Prague - This year's two round anniversaries related to the life of the famous Czech photographer Josef Sudek will be commemorated by an exhibition in his former studio in Prague on Újezd. The space currently functions as an exhibition hall focused on the presentation of photography. From June 29 to August 30, the exhibition titled In the Shadows of the Temple will showcase Sudek's previously unexhibited photographs from Prague's St. Vitus Cathedral, reported ČTK Jitka Tkadlecová on behalf of PPF Art, which operates the Josef Sudek Studio.
The exhibition, organized for the 120th anniversary of Sudek's birth (1896) and the 40th anniversary of his death (1976), will present images from the collection of the Institute of Art History of the Czech Academy of Sciences. The photographs were taken by Josef Sudek from the late 1930s until the end of World War II. However, this does not include the well-known series of images of the cathedral under construction from the 1920s; rather, it features less known and less studied photographs from the wartime Protectorate period, as stated by curators Vojtěch Lahoda and Katarína Mašterová.
During that time, Sudek extensively and continuously photographed the cathedral for the purpose of a pictorial monograph. The book was never published; however, some images from the series of St. Vitus Cathedral were published in Sudek's pictorial publications about Prague Castle and Prague from 1945 to 1948.
The themes of the photographs from this series include views of St. Vitus Cathedral as a whole and in detail. They are images of interiors and exteriors, architectural details, the church's decoration, furniture, and inventory, including items from the church treasury, in numerous variations and test positives.

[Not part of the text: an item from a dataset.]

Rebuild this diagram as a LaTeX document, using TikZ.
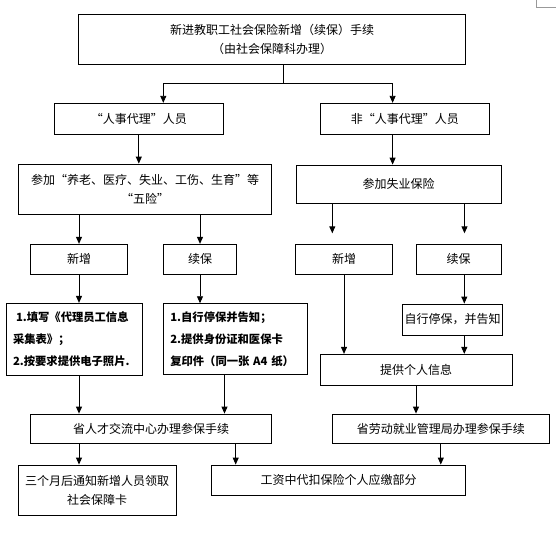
\documentclass[tikz,border=0pt]{standalone}
\usepackage{fontspec}
\setmainfont{Noto Sans CJK SC}
\usetikzlibrary{arrows.meta, positioning, calc}
\tikzset{
    box/.style={
        rectangle, draw=black, line width=0.9pt,
        inner sep=2pt, align=center,
        font=\fontsize{12}{19}\selectfont
    },
    notebox/.style={
        box, align=left, inner xsep=7pt,
        font=\fontsize{11.3}{22}\selectfont\bfseries
    },
    arrow/.style={-{Triangle[width=6pt,length=7pt]}, line width=0.9pt, draw=black},
    link/.style={line width=0.9pt, draw=black}
}

\begin{document}
\begin{tikzpicture}[x=1pt, y=-1pt]
    \useasboundingbox (0,0) rectangle (556,532);
    \draw[black!40, line width=0.8pt] (536,0) -- (536,7) -- (556,7);

    % top
    \node[box, minimum width=386.5pt, minimum height=50pt] (top) at (272,39.3)
        {新进教职工社会保险新增（续保）手续\\（由社会保障科办理）};
    \node[box, minimum width=169pt, minimum height=31pt] (rs) at (138.8,118.8) {“人事代理”人员};
    \node[box, minimum width=169pt, minimum height=31pt] (fr) at (404.8,118.8) {非“人事代理”人员};

    % insurance
    \node[box, minimum width=253.4pt, minimum height=50.3pt] (wx) at (145,189.2)
        {参加“养老、医疗、失业、工伤、生育”等\\“五险”};
    \node[box, minimum width=205pt, minimum height=38.3pt] (sy) at (398.5,184.2) {参加失业保险};

    \node[box, minimum width=96.6pt, minimum height=30pt] (xz1) at (79,259.3) {新增};
    \node[box, minimum width=73.4pt, minimum height=30pt] (xb1) at (200,259.3) {续保};
    \node[box, minimum width=96.6pt, minimum height=30pt] (xz2) at (344,259.3) {新增};
    \node[box, minimum width=84.7pt, minimum height=30pt] (xb2) at (458.7,259.3) {续保};

    % paperwork
    \node[notebox, text width=122.7pt, minimum height=71.7pt] (tx) at (74.4,339.2)
        {\hspace{3pt}1.填写《代理员工信息\\采集表》；\\2.按要求提供电子照片.};
    \node[notebox, text width=130.4pt, minimum height=71pt] (tb) at (235.5,339.2)
        {1.自行停保并告知；\\2.提供身份证和医保卡\\复印件（同一张~A4~纸）};
    \node[box, minimum width=96.7pt, minimum height=31pt] (zt) at (452.7,319.5) {自行停保，并告知};
    \node[box, minimum width=192pt, minimum height=30.7pt] (info) at (416,369.7) {提供个人信息};

    % offices
    \node[box, minimum width=241pt, minimum height=29.3pt] (rc) at (151.2,428.7) {省人才交流中心办理参保手续};
    \node[box, minimum width=217pt, minimum height=29.3pt] (ld) at (440.8,428.7) {省劳动就业管理局办理参保手续};
    \node[box, minimum width=157.7pt, minimum height=50pt] (sg) at (97.2,490)
        {三个月后通知新增人员领取\\社会保障卡};
    \node[box, minimum width=254pt, minimum height=30pt] (gz) at (338.7,480) {工资中代扣保险个人应缴部分};

    \coordinate (sya) at (332.3,233.3);
    \coordinate (syb) at (464.5,233.3);

    \draw[link] (top.south -| 283.7,0) -- ++(0,19) coordinate (tj);
    \draw[arrow] (tj) -| (rs.north -| 163.3,0);
    \draw[arrow] (tj) -| (fr.north -| 392.6,0);
    \draw[arrow] (rs.south) -- (rs.south |- wx.north);
    \draw[arrow] (fr.south -| 392.6,0) -- (sy.north -| 392.6,0);

    \draw[arrow] (wx.south -| xz1.north) -- (xz1.north);
    \draw[arrow] (wx.south -| xb1.north) -- (xb1.north);
    \draw[arrow] (sy.south -| sya) -- (sya);
    \draw[arrow] (sy.south -| syb) -- (syb);

    \draw[arrow] (xz1.south) -- (xz1.south |- tx.north);
    \draw[arrow] (xb1.south) -- (xb1.south |- tb.north);
    \draw[arrow] (xz2.south) -- (xz2.south |- info.north);
    \draw[arrow] (xb2.south -| 464.3,0) -- (zt.north -| 464.3,0);
    \draw[arrow] (zt.south -| 464.3,0) -- (info.north -| 464.3,0);

    \draw[arrow] (tx.south -| 79,0) -- (rc.north -| 79,0);
    \draw[arrow] (tb.south -| 224.5,0) -- (rc.north -| 224.5,0);
    \draw[arrow] (info.south) -- (info.south |- ld.north);

    \draw[arrow] (rc.south -| 79,0) -- (sg.north -| 79,0);
    \draw[arrow] (rc.south -| 235.7,0) -- (gz.north -| 235.7,0);
    \draw[arrow] (ld.south) -- (ld.south |- gz.north);
\end{tikzpicture}
\end{document}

For the exhibition at the Josef Sudek Studio, the curators selected a collection of approximately 30 original photographs. The images from the interior of the cathedral and its details capture Sudek's precise technique, the atmosphere of the place, and the author's ability to convey an extremely intimate message about the war-muted monument.
The double anniversary of Josef Sudek is also commemorated by the Museum of Applied Arts, which owns a large part of the photographer's estate. For the Museum of Cubism in Celetná Street, an exhibition of his previously unpublished photographs of modern architecture has been prepared. The Institute of Art History of the Czech Academy of Sciences also holds a collection of photographs by Josef Sudek, which was donated by the photographer's sister Božena Sudková on the recommendation of photography theorist and popularizer of Sudek's work Anna Fárová. The institute received approximately 13,500 negatives and 6,000 positives of photographs by Josef Sudek as a gift.